If we are to pay homage to Ernesto de Sousa on his centenary at Galeria Quadrum following The Private Score, then we will also be revisiting his often-collaborative work through the lens of a generation of younger artists. Ernesto’s vanguard practice and the one of his peers often resonated in the architecture of Galeria Quadrum. It opened ways for Portuguese art to communicate internationally, such as the programming of Quadrum did under the auspices of its founder Dulce d’Agro and continues to do so into the present. The art on view here testifies a desire for discovery, strives to do so peacefully, respectfully and beyond the limits of man-made borders or the limits of communication.
Tobi Maier is the director of the Municipal Galleries in Lisbon.
 OEI #80/81, The Zero Alternative, 2018, p. 7.
 Document from Isabel Alves collection / Estate of Ernesto de Sousa reproduced in OEI #80/81, The Zero Alternative, 2018, p. 23.
 A few weeks later, on November 24, 27 migrants drown during a shipwreck tragedy after having departed Calais for the UK.

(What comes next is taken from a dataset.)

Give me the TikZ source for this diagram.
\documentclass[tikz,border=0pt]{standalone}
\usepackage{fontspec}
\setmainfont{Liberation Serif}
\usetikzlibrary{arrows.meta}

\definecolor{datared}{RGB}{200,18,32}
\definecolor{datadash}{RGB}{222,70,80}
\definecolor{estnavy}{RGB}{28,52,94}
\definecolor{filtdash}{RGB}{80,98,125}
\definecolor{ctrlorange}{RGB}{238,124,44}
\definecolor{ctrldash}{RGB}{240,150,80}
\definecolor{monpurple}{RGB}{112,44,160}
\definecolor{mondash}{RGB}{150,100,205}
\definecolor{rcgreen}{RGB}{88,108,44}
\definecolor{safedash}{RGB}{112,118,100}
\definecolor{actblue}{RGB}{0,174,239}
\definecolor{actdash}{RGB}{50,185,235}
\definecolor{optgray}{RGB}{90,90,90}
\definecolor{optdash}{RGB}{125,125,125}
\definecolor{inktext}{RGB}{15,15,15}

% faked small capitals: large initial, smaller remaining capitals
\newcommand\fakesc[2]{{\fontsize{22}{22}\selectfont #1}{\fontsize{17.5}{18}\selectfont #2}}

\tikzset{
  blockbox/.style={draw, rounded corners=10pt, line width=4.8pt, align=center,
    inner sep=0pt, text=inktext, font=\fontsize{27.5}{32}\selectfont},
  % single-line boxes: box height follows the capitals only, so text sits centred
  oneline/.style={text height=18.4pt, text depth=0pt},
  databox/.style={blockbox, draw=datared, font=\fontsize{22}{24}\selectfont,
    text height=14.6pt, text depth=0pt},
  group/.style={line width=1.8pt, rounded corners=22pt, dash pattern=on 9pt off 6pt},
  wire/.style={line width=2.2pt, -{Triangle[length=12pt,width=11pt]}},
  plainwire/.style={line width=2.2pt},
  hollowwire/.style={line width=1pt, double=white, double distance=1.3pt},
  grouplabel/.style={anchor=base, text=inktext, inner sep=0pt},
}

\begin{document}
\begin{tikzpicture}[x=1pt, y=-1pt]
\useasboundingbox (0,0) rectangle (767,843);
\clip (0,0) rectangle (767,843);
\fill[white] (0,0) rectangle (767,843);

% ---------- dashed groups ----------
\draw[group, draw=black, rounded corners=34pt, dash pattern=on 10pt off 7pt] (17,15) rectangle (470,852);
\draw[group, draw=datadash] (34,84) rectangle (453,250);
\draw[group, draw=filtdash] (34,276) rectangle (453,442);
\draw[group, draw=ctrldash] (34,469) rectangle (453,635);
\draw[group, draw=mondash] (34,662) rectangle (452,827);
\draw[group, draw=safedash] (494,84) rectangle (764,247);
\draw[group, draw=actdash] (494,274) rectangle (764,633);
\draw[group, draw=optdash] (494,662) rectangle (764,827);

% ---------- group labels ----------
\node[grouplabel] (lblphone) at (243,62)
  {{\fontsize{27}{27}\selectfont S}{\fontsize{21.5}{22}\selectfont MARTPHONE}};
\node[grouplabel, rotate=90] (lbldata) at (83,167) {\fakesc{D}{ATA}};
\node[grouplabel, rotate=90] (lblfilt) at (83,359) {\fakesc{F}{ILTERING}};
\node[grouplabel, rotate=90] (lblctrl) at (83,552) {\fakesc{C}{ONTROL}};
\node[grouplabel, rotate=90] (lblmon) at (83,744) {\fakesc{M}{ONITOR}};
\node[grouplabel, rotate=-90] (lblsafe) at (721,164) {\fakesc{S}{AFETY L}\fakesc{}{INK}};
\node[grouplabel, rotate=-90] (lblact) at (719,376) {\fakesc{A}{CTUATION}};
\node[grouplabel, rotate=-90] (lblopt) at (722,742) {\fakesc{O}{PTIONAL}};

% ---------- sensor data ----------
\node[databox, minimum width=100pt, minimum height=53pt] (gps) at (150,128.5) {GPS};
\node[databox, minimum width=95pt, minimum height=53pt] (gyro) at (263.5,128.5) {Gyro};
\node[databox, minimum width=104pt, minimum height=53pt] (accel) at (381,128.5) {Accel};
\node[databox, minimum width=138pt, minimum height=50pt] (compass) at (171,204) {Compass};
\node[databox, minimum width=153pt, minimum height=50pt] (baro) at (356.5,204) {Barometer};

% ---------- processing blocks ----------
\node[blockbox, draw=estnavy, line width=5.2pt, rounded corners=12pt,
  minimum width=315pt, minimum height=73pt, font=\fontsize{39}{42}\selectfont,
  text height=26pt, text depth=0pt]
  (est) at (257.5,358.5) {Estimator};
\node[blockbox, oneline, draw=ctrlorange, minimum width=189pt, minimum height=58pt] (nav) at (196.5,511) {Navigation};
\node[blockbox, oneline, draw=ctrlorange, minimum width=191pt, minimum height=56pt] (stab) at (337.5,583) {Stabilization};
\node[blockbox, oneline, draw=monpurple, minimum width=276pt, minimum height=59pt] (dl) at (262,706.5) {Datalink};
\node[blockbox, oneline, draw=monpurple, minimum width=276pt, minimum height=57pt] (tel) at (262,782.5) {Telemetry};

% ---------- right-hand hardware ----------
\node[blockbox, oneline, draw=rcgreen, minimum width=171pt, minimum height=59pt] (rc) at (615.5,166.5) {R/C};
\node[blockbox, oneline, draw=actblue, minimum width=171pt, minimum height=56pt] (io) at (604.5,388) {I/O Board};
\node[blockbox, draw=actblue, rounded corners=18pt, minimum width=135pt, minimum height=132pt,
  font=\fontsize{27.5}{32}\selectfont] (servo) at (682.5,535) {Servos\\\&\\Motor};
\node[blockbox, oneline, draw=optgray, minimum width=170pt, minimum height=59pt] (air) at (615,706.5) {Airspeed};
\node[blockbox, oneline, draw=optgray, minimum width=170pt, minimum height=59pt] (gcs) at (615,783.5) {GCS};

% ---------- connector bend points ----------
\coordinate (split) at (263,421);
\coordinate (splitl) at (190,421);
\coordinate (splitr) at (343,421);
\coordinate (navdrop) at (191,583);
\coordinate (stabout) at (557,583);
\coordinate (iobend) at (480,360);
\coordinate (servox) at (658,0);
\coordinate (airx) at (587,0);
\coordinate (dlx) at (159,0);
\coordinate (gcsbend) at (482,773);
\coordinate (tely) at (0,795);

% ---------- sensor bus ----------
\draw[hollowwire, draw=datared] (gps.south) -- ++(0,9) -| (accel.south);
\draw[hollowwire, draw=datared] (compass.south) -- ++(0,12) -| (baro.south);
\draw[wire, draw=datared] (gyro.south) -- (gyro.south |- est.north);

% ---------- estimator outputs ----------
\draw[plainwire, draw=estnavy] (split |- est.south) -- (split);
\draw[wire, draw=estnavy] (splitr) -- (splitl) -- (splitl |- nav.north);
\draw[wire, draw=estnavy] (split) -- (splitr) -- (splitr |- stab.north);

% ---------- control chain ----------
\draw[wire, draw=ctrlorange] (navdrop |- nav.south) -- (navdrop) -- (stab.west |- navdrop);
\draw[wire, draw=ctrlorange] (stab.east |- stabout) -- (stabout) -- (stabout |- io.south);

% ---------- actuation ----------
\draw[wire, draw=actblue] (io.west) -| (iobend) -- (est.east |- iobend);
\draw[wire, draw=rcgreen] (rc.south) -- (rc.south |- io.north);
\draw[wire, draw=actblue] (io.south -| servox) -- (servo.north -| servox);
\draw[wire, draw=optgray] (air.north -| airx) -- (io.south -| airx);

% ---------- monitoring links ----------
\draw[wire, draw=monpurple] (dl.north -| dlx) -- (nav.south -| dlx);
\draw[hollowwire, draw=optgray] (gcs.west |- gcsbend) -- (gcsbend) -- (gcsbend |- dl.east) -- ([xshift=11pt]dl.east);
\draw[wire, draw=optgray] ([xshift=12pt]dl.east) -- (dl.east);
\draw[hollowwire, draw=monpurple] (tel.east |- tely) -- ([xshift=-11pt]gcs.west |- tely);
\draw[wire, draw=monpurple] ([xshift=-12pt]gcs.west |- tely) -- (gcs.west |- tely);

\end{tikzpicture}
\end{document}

 See also the collection entry on the Tate website: https://www.tate.org.uk/art/artworks/koller-u-f-o-universal-fantastic-occupation-t12436, last accessed October 2, 2021.
 The Coruchéus complex’s architecture stems from the final years of the Estado Novo. Designed by Fernando Peres Guimarães, the facilities inaugurated in 1971 (Galeria Quadrum opened two years later, on the ground floor space originally conceived as a cafeteria). The public library functions in the Coruchéus Palace, a building that dates back to the 18th century.